I don’t agree with them, personally, but officially they’re Tom Cotton’s rules—straight from Jesus to him. And he is hypocritically ignoring Jesus’s explicit commands to score victory over an enemy.
When an apology matters more to authoritarian Christians than following Jesus’ explicit commands
Many Christians are hypocrites like this because they’re essentially authoritarians with Jesus frosting.
I don’t mean they’re fake Christians. Of course they’re real Christians. They all are. Unless their beliefs center on Jesus being a flyaway rogue mattress on I-85 in Atlanta, nothing any Christian believes is too whackadoodle to possibly not qualify as Christian. No, there are just awful people who also happen to be actual Christians. And there are lots of kinds of awful people in Christianity. Here, I only center on one particular group.

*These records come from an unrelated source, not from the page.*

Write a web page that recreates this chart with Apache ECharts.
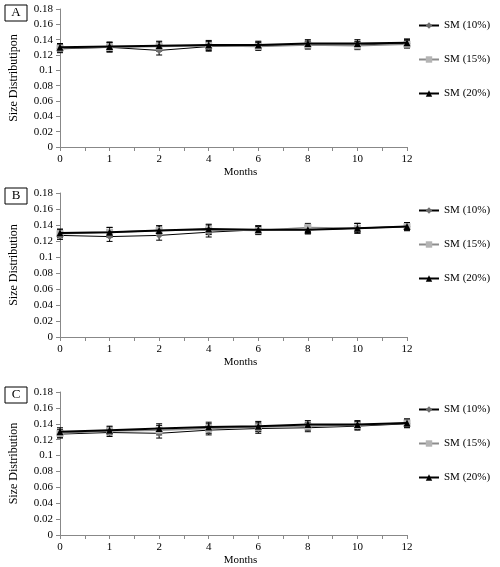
<!DOCTYPE html>
<html>
<head>
<meta charset="utf-8">
<script src="https://cdn.jsdelivr.net/npm/echarts@6/dist/echarts.min.js"></script>
<style>
	html, body { margin: 0; padding: 0; background: #fff; }
	#chart { width: 500px; height: 567px; }
</style>
</head>
<body>
<div id="chart"></div>
<script>
// months (x categories)
var months = [ '0', '1', '2', '4', '6', '8', '10', '12' ];
var seriesNames = [ 'SM (10%)', 'SM (15%)', 'SM (20%)' ];

// panel A
var a10 = [ 0.128, 0.130, 0.126, 0.131, 0.132, 0.133, 0.133, 0.135 ];
var a15 = [ 0.129, 0.130, 0.131, 0.132, 0.131, 0.133, 0.132, 0.134 ];
var a20 = [ 0.130, 0.131, 0.132, 0.133, 0.133, 0.135, 0.135, 0.136 ];
var aErr = [ 0.005, 0.006, 0.006, 0.006, 0.005, 0.005, 0.005, 0.005 ];

// panel B
var b10 = [ 0.127, 0.1255, 0.127, 0.131, 0.134, 0.134, 0.136, 0.138 ];
var b15 = [ 0.129, 0.131, 0.133, 0.134, 0.133, 0.137, 0.136, 0.138 ];
var b20 = [ 0.130, 0.131, 0.133, 0.135, 0.134, 0.134, 0.136, 0.138 ];
var bErr = [ 0.005, 0.006, 0.006, 0.006, 0.005, 0.005, 0.006, 0.005 ];

// panel C
var c10 = [ 0.127, 0.129, 0.128, 0.132, 0.134, 0.135, 0.137, 0.140 ];
var c15 = [ 0.128, 0.131, 0.132, 0.134, 0.136, 0.137, 0.138, 0.141 ];
var c20 = [ 0.130, 0.132, 0.134, 0.136, 0.137, 0.139, 0.139, 0.141 ];
var cErr = [ 0.005, 0.005, 0.006, 0.006, 0.006, 0.005, 0.005, 0.005 ];

var serif = 'Liberation Serif, Times New Roman, serif';

function errorItem(params, api) {
	var x = api.value(0);
	var top = api.coord([ x, api.value(2) ]);
	var bot = api.coord([ x, api.value(1) ]);
	var w = 3;
	var st = { stroke : '#000', lineWidth : 1 };
	return {
		type : 'group',
		children : [
			{ type : 'line', shape : { x1 : top[0], y1 : top[1], x2 : bot[0], y2 : bot[1] }, style : st },
			{ type : 'line', shape : { x1 : top[0] - w, y1 : top[1], x2 : top[0] + w, y2 : top[1] }, style : st },
			{ type : 'line', shape : { x1 : bot[0] - w, y1 : bot[1], x2 : bot[0] + w, y2 : bot[1] }, style : st }
		]
	};
}

var styles = [
	{ color : '#000', width : 1, symbol : 'diamond', size : 7, mark : '#6e6e6e' },
	{ color : '#8c8c8c', width : 1.5, symbol : 'rect', size : 7, mark : '#b4b4b4' },
	{ color : '#000', width : 2, symbol : 'triangle', size : 7, mark : '#000' }
];

var grids = [], xAxes = [], yAxes = [], series = [], legends = [], graphics = [];
var panels = [
	{ letter : 'A', top : 9, height : 138, yName : 'Size Distributipon', data : [ a10, a15, a20 ], err : aErr, legendTop : 20, box : 5 },
	{ letter : 'B', top : 193, height : 144, yName : 'Size Distribution', data : [ b10, b15, b20 ], err : bErr, legendTop : 205, box : 188 },
	{ letter : 'C', top : 392, height : 144, yName : 'Size Distribution', data : [ c10, c15, c20 ], err : cErr, legendTop : 404, box : 387 }
];

panels.forEach(function(p, gi) {
	grids.push({ left : 58, top : p.top, width : 349, height : p.height });
	xAxes.push({
		gridIndex : gi,
		type : 'value',
		min : 0,
		max : months.length - 1,
		interval : 0.5,
		name : 'Months',
		nameLocation : 'middle',
		nameGap : 20,
		nameTextStyle : { fontFamily : serif, fontSize : 11, color : '#000', padding : [ 0, 0, 0, 14 ] },
		axisLine : { lineStyle : { color : '#888' } },
		axisTick : { length : 4, lineStyle : { color : '#888' } },
		splitLine : { show : false },
		axisLabel : {
			fontFamily : serif, fontSize : 11, color : '#000', margin : 7,
			formatter : function(v) { return v % 1 === 0 ? months[v] : ''; }
		}
	});
	yAxes.push({
		gridIndex : gi,
		type : 'value',
		min : 0,
		max : 0.18,
		interval : 0.02,
		name : p.yName,
		nameLocation : 'middle',
		nameGap : 40,
		nameTextStyle : { fontFamily : serif, fontSize : 12, color : '#000' },
		axisLine : { show : true, lineStyle : { color : '#888' } },
		axisTick : { show : true, length : 4, lineStyle : { color : '#888' } },
		splitLine : { show : false },
		axisLabel : { fontFamily : serif, fontSize : 11, color : '#000', margin : 7 }
	});
	p.data.forEach(function(vals, si) {
		var s = styles[si];
		series.push({
			type : 'custom',
			xAxisIndex : gi,
			yAxisIndex : gi,
			renderItem : errorItem,
			encode : { x : 0, y : [ 1, 2 ] },
			silent : true,
			z : 1,
			data : vals.map(function(v, i) { return [ i, v - p.err[i], v + p.err[i] ]; })
		});
		series.push({
			name : seriesNames[si],
			type : 'line',
			xAxisIndex : gi,
			yAxisIndex : gi,
			symbol : s.symbol,
			symbolSize : s.size,
			animation : false,
			z : 2 + si,
			lineStyle : { color : s.color, width : s.width },
			itemStyle : { color : s.mark },
			data : vals.map(function(v, i) { return [ i, v ]; })
		});
	});
	legends.push({
		orient : 'vertical',
		left : 418,
		top : p.legendTop,
		padding : 0,
		itemGap : 23,
		itemWidth : 20,
		itemHeight : 8,
		data : seriesNames,
		textStyle : { fontFamily : serif, fontSize : 11, color : '#000' }
	});
	graphics.push({
		type : 'rect',
		shape : { x : 5, y : p.box, width : 22, height : 16 },
		style : { fill : '#fff', stroke : '#000', lineWidth : 1 }
	});
	graphics.push({
		type : 'text',
		x : 16,
		y : p.box + 8,
		style : { text : p.letter, fontFamily : serif, fontSize : 13, fill : '#000', align : 'center', verticalAlign : 'middle' }
	});
});

var chart = echarts.init(document.getElementById('chart'));
chart.setOption({
	animation : false,
	grid : grids,
	xAxis : xAxes,
	yAxis : yAxes,
	legend : legends,
	graphic : graphics,
	series : series
});
</script>
</body>
</html>
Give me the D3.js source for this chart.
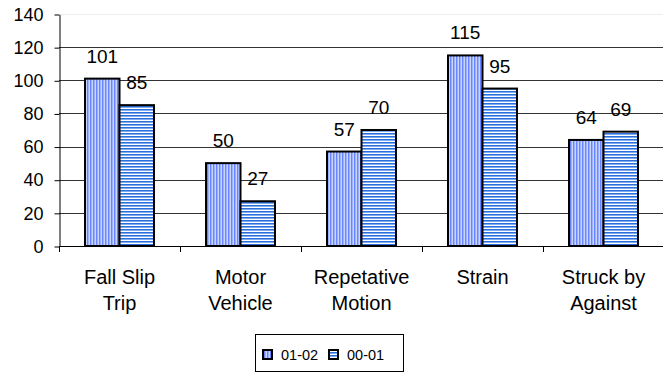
<!DOCTYPE html>
<html>
<head>
<meta charset="utf-8">
<script src="https://cdn.jsdelivr.net/npm/d3@7"></script>
<style>
  html, body { margin: 0; padding: 0; background: #fff; }
  svg { display: block; }
  text { font-family: "Liberation Sans", Arial, sans-serif; fill: #000; }
</style>
</head>
<body>
<svg id="chart" width="663" height="374"></svg>
<script>
// Injury counts by cause, two fiscal years
const categories = [["Fall Slip", "Trip"], ["Motor", "Vehicle"], ["Repetative", "Motion"], ["Strain"], ["Struck by", "Against"]];
const seriesNames = ["01-02", "00-01"];
const values0102 = [101, 50, 57, 115, 64];
const values0001 = [85, 27, 70, 95, 69];
const yTicks = [0, 20, 40, 60, 80, 100, 120, 140];

const svg = d3.select("#chart");
const plotLeft = 59, plotRight = 664, plotTop = 14, plotBottom = 246;

// Fill patterns: vertical stripes for 01-02, horizontal stripes for 00-01
const defs = svg.append("defs");
const pv = defs.append("pattern").attr("id", "pv").attr("patternUnits", "userSpaceOnUse")
  .attr("width", 3).attr("height", 3);
pv.append("rect").attr("width", 3).attr("height", 3).attr("fill", "#c9d6ff");
pv.append("rect").attr("x", 0).attr("width", 1).attr("height", 3).attr("fill", "#6a84ff");
pv.append("rect").attr("x", 1).attr("width", 1).attr("height", 3).attr("fill", "#9db2ff");
const ph = defs.append("pattern").attr("id", "ph").attr("patternUnits", "userSpaceOnUse")
  .attr("width", 3).attr("height", 3);
ph.append("rect").attr("width", 3).attr("height", 3).attr("fill", "#ffffff");
ph.append("rect").attr("y", 1).attr("width", 3).attr("height", 1).attr("fill", "#2a6fdb");
ph.append("rect").attr("y", 2).attr("width", 3).attr("height", 1).attr("fill", "#7eaaf0");
const fills = ["url(#pv)", "url(#ph)"];

const keys = categories.map(c => c.join(" "));
const x = d3.scaleBand().domain(keys).range([plotLeft, plotRight]).paddingInner(0.43).paddingOuter(0.215);
const xs = d3.scaleBand().domain(seriesNames).range([0, x.bandwidth()]);
const y = d3.scaleLinear().domain([0, 140]).range([plotBottom, plotTop]);

// Gridlines
svg.append("g").selectAll("line").data(yTicks.filter(t => t > 0)).join("line")
  .attr("x1", plotLeft).attr("x2", plotRight)
  .attr("y1", d => Math.round(y(d)) + 0.5).attr("y2", d => Math.round(y(d)) + 0.5)
  .attr("stroke", d => d === 140 ? "#eeeeee" : "#333").attr("stroke-width", 1);

// Y axis
const yAxis = svg.append("g").attr("transform", `translate(${plotLeft + 0.5},0.5)`)
  .call(d3.axisLeft(y).tickValues(yTicks).tickSize(5).tickPadding(11).tickSizeOuter(0));
yAxis.select(".domain").attr("stroke", "#000");
yAxis.selectAll(".tick line").attr("stroke", "#000");
yAxis.selectAll(".tick text").attr("font-size", 18).attr("font-family", "Liberation Sans, Arial, sans-serif")
  .attr("fill", "#000");

// X axis with category tick marks at band boundaries
svg.append("line").attr("x1", plotLeft).attr("x2", plotRight)
  .attr("y1", plotBottom + 0.5).attr("y2", plotBottom + 0.5).attr("stroke", "#000");
const bounds = keys.map(k => x(k) - x.step() * 0.215).concat([plotRight]);
svg.append("g").selectAll("line").data(bounds).join("line")
  .attr("x1", d => Math.round(d) + 0.5).attr("x2", d => Math.round(d) + 0.5)
  .attr("y1", plotBottom).attr("y2", plotBottom + 6).attr("stroke", "#000");

// Category labels (two lines)
const catG = svg.append("g");
categories.forEach((lines, i) => {
  const cx = x(keys[i]) + x.bandwidth() / 2;
  const t = catG.append("text").attr("text-anchor", "middle").attr("font-size", 20);
  lines.forEach((ln, j) => {
    t.append("tspan").attr("x", cx).attr("y", 284 + j * 26).text(ln);
  });
});

// Bars
const series = [values0102, values0001];
series.forEach((vals, s) => {
  const g = svg.append("g");
  g.selectAll("rect").data(vals).join("rect")
    .attr("x", (d, i) => x(keys[i]) + xs(seriesNames[s]))
    .attr("y", d => y(d))
    .attr("width", xs.bandwidth())
    .attr("height", d => y(0) - y(d))
    .attr("fill", fills[s])
    .attr("stroke", "#000").attr("stroke-width", 2);
  g.selectAll("text").data(vals).join("text")
    .attr("x", (d, i) => x(keys[i]) + xs(seriesNames[s]) + xs.bandwidth() / 2)
    .attr("y", d => y(d) - 16)
    .attr("text-anchor", "middle").attr("font-size", 19)
    .text(d => d);
});

// Legend
const lg = svg.append("g");
lg.append("rect").attr("x", 255.5).attr("y", 334.5).attr("width", 148).attr("height", 37)
  .attr("fill", "#fff").attr("stroke", "#000");
const legX = [263, 329];
seriesNames.forEach((n, i) => {
  lg.append("rect").attr("x", legX[i]).attr("y", 350).attr("width", 9).attr("height", 9)
    .attr("fill", fills[i]).attr("stroke", "#000").attr("stroke-width", 2);
  lg.append("text").attr("x", legX[i] + 18).attr("y", 360).attr("font-size", 14.5).text(n);
});
</script>
</body>
</html>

Before they’re Christians, these particular awful people are authoritarians. Whatever Jesus explicitly commands his followers to do, they’re going to mangle it to give themselves permission to avoid doing it. They’ll always figure out a way to get permission from the Bible to do all the awful stuff they really want to do. And they will always gravitate to the flavors of Christianity that let them behave in the ways they like best.
In Tom Cotton’s situation, the truly biblical thing would be to completely forgive Dick Durbin for interrupting him—and to do his job like an adult without childishly demanding apologies for months-old slights so minor that no one else noticed. But he can’t do that because he is an authoritarian first. He can’t give Durbin that kind of power over him, nor show himself weak to his tribe.
Short-circuiting authoritarians
Authoritarian Christians talk a lot about how their culture-war enemies “just want to see them grovel.” I’d see that exact phrase every time in how they talked about their enemies. I once wrote about Chris Pratt doing it. And now that I’ve pointed it out, you’ll see it everywhere.
The truly biblical thing would be to completely forgive Dick Durbin for interrupting him. But Cotton can’t do that, because he is an authoritarian first.
They’d bellow and beat their chests bloody about how they refused to apologize, because every apology just gave their enemies more power over them. They refused to apologize like the refusal itself was some major win for them—some cherished trophy they denied their enemies.
So I began telling them how I felt about the concept of them apologizing:
And I mean it. That’s how I feel. I don’t want anybody to feel beaten up or humiliated. I just want misogynists and bigots and racists to do better.
Every time I’ve ever told a culture warrior this, they’ve acted like I just whacked them on the nose with a clue-by-four. They’re always, without fail, blown away. They short-circuit. They have no idea how to deal with a world where nobody is stomping on anybody, nobody has control over others, nobody is flexing power at anybody else’s expense.
That’s the world I’m working for. That’s the world I want.
And the Tom Cottons of this world fear it more than anything.
(This article first appeared in Apr 2022. Updated Dec 2024.)